What’s Next: Use what you find to improve call center operations and ROI.
Is sky-high agent turnover stealing all your cash? Or, are angry customers pilfering your add-on revenue? Look to your metrics and cost analysis to guide you toward improvement.
If solving interactions in your IVR saves you tons of money each month, then how can you optimize your messaging to be even more helpful to your customers? Where can you proactively answer customer questions and cut down on the time spent talking to agents – lowering cost per contact and FTE costs?
Use these two methods to analyze and improve your call center operations.
1. Clarify agent expectations to improve performance (and cut costs).
A study from The Strategic Journal of Business & Change Management found that clear KPIs lead to better performance at work. Teams who work toward a clear, shared set of service KPIs prove to be more productive and engaged at work. And that productivity leads to fewer losses for your bosses. (Ahh, a good rhyme gets me every time.)

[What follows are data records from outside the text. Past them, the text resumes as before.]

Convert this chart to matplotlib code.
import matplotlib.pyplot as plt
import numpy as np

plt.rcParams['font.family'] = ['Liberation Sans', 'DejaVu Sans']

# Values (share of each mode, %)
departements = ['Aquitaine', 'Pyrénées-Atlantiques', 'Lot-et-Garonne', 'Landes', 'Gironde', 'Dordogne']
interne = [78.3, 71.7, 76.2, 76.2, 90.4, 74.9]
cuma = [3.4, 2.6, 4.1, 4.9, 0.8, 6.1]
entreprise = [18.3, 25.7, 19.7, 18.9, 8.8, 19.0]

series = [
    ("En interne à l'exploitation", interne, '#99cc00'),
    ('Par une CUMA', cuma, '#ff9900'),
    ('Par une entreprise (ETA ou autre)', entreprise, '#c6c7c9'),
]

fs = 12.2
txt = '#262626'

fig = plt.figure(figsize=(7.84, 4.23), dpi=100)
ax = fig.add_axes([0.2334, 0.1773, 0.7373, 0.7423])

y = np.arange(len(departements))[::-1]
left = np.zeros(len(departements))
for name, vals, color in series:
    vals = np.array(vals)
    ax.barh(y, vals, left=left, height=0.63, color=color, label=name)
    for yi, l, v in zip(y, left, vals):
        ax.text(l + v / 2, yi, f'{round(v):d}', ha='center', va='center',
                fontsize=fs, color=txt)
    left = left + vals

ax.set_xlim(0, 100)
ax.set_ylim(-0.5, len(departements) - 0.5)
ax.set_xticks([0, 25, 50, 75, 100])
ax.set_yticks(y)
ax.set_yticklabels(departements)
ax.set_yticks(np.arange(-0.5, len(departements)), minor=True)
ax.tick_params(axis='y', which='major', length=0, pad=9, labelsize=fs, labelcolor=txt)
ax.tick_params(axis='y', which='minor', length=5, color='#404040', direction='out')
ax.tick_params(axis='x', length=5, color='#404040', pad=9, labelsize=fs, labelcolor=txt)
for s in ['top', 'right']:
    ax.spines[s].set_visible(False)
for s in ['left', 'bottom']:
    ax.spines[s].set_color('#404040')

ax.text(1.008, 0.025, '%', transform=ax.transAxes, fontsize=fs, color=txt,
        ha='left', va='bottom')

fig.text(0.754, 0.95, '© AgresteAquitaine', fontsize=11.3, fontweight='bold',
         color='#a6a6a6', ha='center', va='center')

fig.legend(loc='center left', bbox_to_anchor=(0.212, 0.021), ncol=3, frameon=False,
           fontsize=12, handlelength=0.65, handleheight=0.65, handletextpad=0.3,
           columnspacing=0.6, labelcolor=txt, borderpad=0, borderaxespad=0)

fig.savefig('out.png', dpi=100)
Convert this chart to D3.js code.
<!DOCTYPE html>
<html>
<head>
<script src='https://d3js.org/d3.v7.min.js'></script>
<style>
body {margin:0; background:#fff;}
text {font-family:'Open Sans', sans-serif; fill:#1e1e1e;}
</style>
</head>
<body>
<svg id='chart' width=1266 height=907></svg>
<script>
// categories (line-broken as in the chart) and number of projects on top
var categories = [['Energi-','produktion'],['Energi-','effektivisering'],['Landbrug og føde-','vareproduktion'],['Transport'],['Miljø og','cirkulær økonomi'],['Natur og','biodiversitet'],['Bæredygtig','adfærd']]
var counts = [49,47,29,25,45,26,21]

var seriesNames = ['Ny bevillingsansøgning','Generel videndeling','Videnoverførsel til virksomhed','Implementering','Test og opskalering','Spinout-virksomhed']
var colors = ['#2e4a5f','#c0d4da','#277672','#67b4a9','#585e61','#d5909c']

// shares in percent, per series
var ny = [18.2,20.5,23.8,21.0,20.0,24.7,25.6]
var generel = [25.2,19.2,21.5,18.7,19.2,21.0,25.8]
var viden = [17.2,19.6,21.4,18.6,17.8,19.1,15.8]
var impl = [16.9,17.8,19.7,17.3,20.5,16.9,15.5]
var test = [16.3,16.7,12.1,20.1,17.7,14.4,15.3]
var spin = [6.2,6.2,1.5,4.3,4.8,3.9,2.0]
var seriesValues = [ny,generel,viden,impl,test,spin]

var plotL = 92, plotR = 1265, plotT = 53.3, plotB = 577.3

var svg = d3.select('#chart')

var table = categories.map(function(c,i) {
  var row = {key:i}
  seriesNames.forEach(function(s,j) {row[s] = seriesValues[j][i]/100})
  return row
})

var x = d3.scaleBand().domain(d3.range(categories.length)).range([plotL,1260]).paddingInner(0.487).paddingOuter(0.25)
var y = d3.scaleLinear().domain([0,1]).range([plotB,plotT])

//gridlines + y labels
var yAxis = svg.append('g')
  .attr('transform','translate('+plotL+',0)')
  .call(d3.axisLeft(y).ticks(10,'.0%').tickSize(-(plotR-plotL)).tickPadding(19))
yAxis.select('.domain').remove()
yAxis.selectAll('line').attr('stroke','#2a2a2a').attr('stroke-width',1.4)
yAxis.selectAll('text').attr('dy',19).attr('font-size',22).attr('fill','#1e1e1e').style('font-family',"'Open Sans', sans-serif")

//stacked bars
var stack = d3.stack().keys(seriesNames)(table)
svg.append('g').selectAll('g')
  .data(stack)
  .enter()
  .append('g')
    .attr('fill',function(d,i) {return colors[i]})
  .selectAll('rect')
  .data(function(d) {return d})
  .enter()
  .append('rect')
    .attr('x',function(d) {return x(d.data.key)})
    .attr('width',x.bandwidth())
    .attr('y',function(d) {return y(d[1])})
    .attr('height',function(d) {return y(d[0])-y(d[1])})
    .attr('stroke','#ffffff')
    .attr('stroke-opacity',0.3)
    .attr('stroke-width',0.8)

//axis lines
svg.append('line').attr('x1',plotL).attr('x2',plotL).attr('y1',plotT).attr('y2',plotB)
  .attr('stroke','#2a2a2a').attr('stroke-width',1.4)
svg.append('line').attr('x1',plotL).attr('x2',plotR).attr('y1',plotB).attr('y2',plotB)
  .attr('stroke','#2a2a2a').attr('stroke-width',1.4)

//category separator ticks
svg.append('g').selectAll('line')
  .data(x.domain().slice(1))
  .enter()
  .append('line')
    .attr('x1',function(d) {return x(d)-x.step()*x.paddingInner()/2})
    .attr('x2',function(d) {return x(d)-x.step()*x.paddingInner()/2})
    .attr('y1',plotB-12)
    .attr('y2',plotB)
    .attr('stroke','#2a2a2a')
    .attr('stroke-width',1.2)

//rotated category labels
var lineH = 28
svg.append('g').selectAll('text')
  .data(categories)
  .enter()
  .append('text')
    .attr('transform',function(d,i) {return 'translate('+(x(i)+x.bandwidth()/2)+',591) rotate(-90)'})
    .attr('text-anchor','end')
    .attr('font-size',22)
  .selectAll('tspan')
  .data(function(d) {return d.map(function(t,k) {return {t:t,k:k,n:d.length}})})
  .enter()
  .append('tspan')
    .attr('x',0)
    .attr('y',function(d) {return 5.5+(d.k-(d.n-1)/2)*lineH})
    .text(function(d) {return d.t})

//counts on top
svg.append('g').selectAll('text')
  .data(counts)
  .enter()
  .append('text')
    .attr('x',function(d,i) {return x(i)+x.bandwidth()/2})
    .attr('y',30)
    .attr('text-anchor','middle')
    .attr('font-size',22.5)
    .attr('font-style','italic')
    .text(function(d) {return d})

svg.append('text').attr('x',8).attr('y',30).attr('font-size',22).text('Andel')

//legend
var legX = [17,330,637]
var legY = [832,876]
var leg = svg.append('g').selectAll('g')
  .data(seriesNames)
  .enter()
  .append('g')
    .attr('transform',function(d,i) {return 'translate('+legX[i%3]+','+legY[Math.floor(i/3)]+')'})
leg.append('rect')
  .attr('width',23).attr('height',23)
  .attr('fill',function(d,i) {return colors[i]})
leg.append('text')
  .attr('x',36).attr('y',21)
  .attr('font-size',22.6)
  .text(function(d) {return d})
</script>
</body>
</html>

Setting goals and expectations for your team, then showing agents their progress, keeps them from running for the door. And, looping your agents in on how they’re performing hikes productivity and encourages faster (more accurate resolutions). All this saves you dollars spent on cost per contact, FCR, lost productivity and sick days from burnt out agents.
2. Look to your cost-saving metrics to further strengthen ROI.
Since you can tie metrics like FCR and AHT back to business costs – like your FTE costs and cost per contact – start with incremental improvements to these metrics. Can you bump AHT down by 1%? What about FCR?
When you coach agents to focus on these cost-saving metrics, you cut operational costs to boost net profits from your revenue. In fact, a friend of ours recently told us that after moving agents home and giving agents the right suite of tools (and the support they need) they dropped AHT by 4% in about two weeks. That 4% drop is projected to add $760k back to their bottom line this year.